Auf den ersten Blick gehört der Gürtel nicht zu den schönsten Orten Wiens. Er ist die am stärksten befahrene Landesstraße in Österreich und eine der meistfrequentierten in ganz Europa. Doch die Stadtbahnbögen, die Gürtellokale, die typischen architektonischen Elemente von Otto Wagner, die das Stadtbild und die Geschichte Wiens stark prägen – all das macht den Reiz des Gürtel aus.

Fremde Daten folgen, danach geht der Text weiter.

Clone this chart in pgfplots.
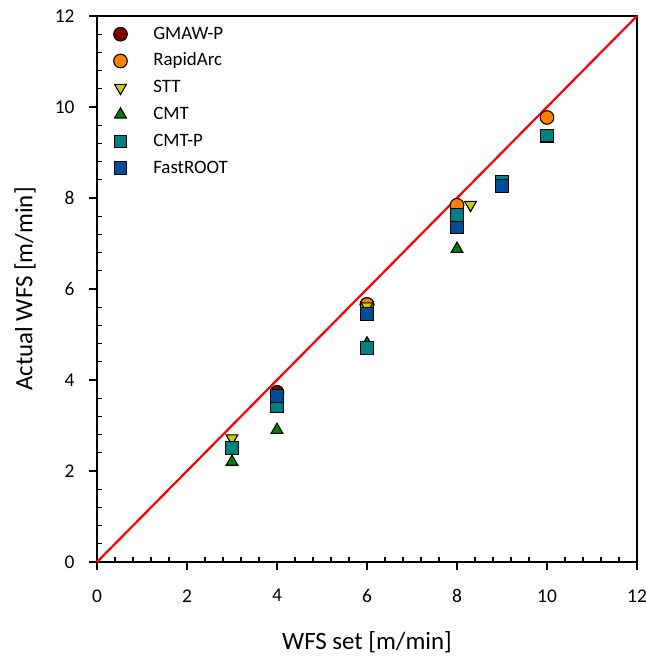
\documentclass[border=0pt]{standalone}
\usepackage{pgfplots}
\pgfplotsset{compat=1.18}
\usepackage{fontspec}
\setmainfont{Carlito}
\definecolor{cGMAW}{HTML}{7F0000}
\definecolor{cRapid}{HTML}{FF7F00}
\definecolor{cSTT}{HTML}{CCCC00}
\definecolor{cCMT}{HTML}{008000}
\definecolor{cCMTP}{HTML}{008080}
\definecolor{cFast}{HTML}{004C99}
\begin{document}
\begin{tikzpicture}
\begin{axis}[
  scale only axis,
  width=540bp, height=546bp,
  xmin=0, xmax=12, ymin=0, ymax=12,
  xtick={0,2,...,12}, ytick={0,2,...,12},
  minor tick num=0,
  tick align=outside,
  major tick length=8bp,
  xtick pos=left, ytick pos=left,
  extra x ticks={0.4,0.8,1.2,1.6,2.4,2.8,3.2,3.6,4.4,4.8,5.2,5.6,6.4,6.8,7.2,7.6,8.4,8.8,9.2,9.6,10.4,10.8,11.2,11.6},
  extra y ticks={0.4,0.8,1.2,1.6,2.4,2.8,3.2,3.6,4.4,4.8,5.2,5.6,6.4,6.8,7.2,7.6,8.4,8.8,9.2,9.6,10.4,10.8,11.2,11.6},
  extra x tick labels={}, extra y tick labels={},
  extra x tick style={major tick length=-5bp},
  extra y tick style={major tick length=-5bp},
  axis line style={line width=1.3bp},
  every tick/.style={black, line width=1.1bp},
  /pgf/number format/assume math mode=true,
  ticklabel style={font=\fontsize{19.5}{23}\selectfont},
  xticklabel style={yshift=-16bp},
  yticklabel style={xshift=-11bp},
  xlabel={WFS set [m/min]},
  ylabel={Actual WFS [m/min]},
  label style={font=\fontsize{25}{30}\selectfont},
  xlabel style={at={(axis description cs:0.5,-0.1465)}, anchor=center},
  ylabel style={at={(axis description cs:-0.1333,0.5)}, anchor=center},
  legend style={draw=none, fill=none, at={(0,1)}, anchor=north west,
    xshift=13.5bp, yshift=-7bp,
    font=\fontsize{19}{22}\selectfont, row sep=8.8bp,
    nodes={inner sep=0pt, text height=14bp, text depth=4bp},
    legend cell align=left},
  legend image code/.code={\draw[#1] plot coordinates {(0cm,0cm)};},
  every axis plot/.append style={only marks, mark size=6.8bp, line width=1.1bp},
  clip=false,
]
\addplot[mark=*, draw=black, fill=cGMAW] coordinates {(4,3.73) (6,5.66)};
\addlegendentry{\hspace{26bp}GMAW-P}
\addplot[mark=*, draw=black, fill=cRapid] coordinates {(6,5.66) (8,7.84) (10,9.77)};
\addlegendentry{\hspace{26bp}RapidArc}
\addplot[mark=triangle*, mark options={rotate=180}, draw=black, fill=cSTT] coordinates {(3,2.72) (6,5.62) (8.3,7.85)};
\addlegendentry{\hspace{26bp}STT}
\addplot[mark=triangle*, draw=black, fill=cCMT] coordinates {(3,2.2) (4,2.9) (6,4.8) (8,6.88)};
\addlegendentry{\hspace{26bp}CMT}
\addplot[mark=square*, mark size=6.3bp, draw=black, fill=cCMTP] coordinates {(3,2.5) (4,3.42) (6,4.7) (8,7.63) (9,8.35) (10,9.37)};
\addlegendentry{\hspace{26bp}CMT-P}
\addplot[mark=square*, mark size=6.3bp, draw=black, fill=cFast] coordinates {(4,3.65) (6,5.45) (8,7.35) (9,8.26)};
\addlegendentry{\hspace{26bp}FastROOT}
\addplot[red, line width=2.2bp, no marks, forget plot, sharp plot] coordinates {(0,0) (12,12)};
\end{axis}
\pgfresetboundingbox
\path ([shift={(-97bp,-97bp)}]current axis.south west) rectangle ([shift={(9bp,16bp)}]current axis.north east);
\end{tikzpicture}
\end{document}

Geschichte des Gürtels: Verteidigungswall, Rotlichtviertel, Partyszene
Die Geschichte des Gürtel beginnt schon früh: Bereits im Jahr 1704 wurde in Wien zur Verteidigung ein sogenannter Linienwall angelegt. Der Verlauf des Walles entspricht dem heutigen Gürtel in Wien. 1890 wurde die Stadt politisch und administrativ mit seinen Vororten vereinigt. Dabei beschloss man, das Gebiet um den Linienwall für den Bau einer Stadtbahn zu nutzen. Die Gestaltung übernahm Architekt Otto Wagner.
Insgesamt plante er 30 Stationsgebäude und konzipierte den Gürtel als Boulevard mit Alleen nach dem Vorbild der Wiener Ringstraße. Dabei entwickelte sich der Gürtel zu einer beliebten Wohngegend. Als das Auto sich als Verkehrsmittel durchsetzte, nahm der Verkehr am Gürtel massiv zu. Dabei wurde er zu einer der am stärksten befahrenen Straßen Europas. Die Gegend verfiel und der Gürtel entwickelte sich zum Rotlichtviertel Wiens.
Das änderte sich in den 1990er-Jahren aber erneut: Um die Gegend aufzuwerten, begann die Stadt Wien die Stadtbahnbögen und die Ubahn-Stationen zu restaurieren. Außerdem siedelten sich die sogenannten Stadtbahnlokale an.
Wie die Gürtellokale entstanden
An 218 Stadtbahnbögen begannen sich in den 1990er-Jahren unter den Viadukten der Ubahn zahlreiche Lokale anzusiedeln. Für sie war der starke Verkehrslärm von Vorteil, da deshalb dort kaum Lärmgrenzen gelten. Essen, Trinken, Konzerte: Die “Gürtelszene” ist mittlerweile fester Bestandteil des Wiener Nachtlebens. Begonnen hat der Gürtelboom in den Stadbahnbögen 29 bis 32: im Lokal „Chelsea“. Dieses unterscheidet sich sogar von seinen zahlreichen Nachbarn: Es hat keine Glasfassade, wie es bei den anderen Lokalen „rhiz“, „Kramladen“ oder „b72“ der Fall ist.
Typisch Wien: Das Otto-Wagner-Grün
Dass sich seine Stadtbahnbögenzu einer Fortgehmeile entwickeln, hat sich Architekt Otto Wagner bei der Planung sicherlich nicht so vorgestellt. Doch der Wiener prägte die Stadt mit seiner Architektur auf eine einzigartige Art und Weise. Die charakteristischen Merkmale der Wiener Stadtbahnbögen und U-Bahnstationen wie die Sonnenblumengitter und das Stadtbahngrün – auch Otto-Wagner-Grün genannt – werden ihm zugesprochen. Sie bilden eine Art “corporate identity” der Stadt. 2015 jedoch ergab eine Untersuchung: Die Metallteile erhielten erst nach dem Zweiten Weltkrieg das heute so bekannte Grün.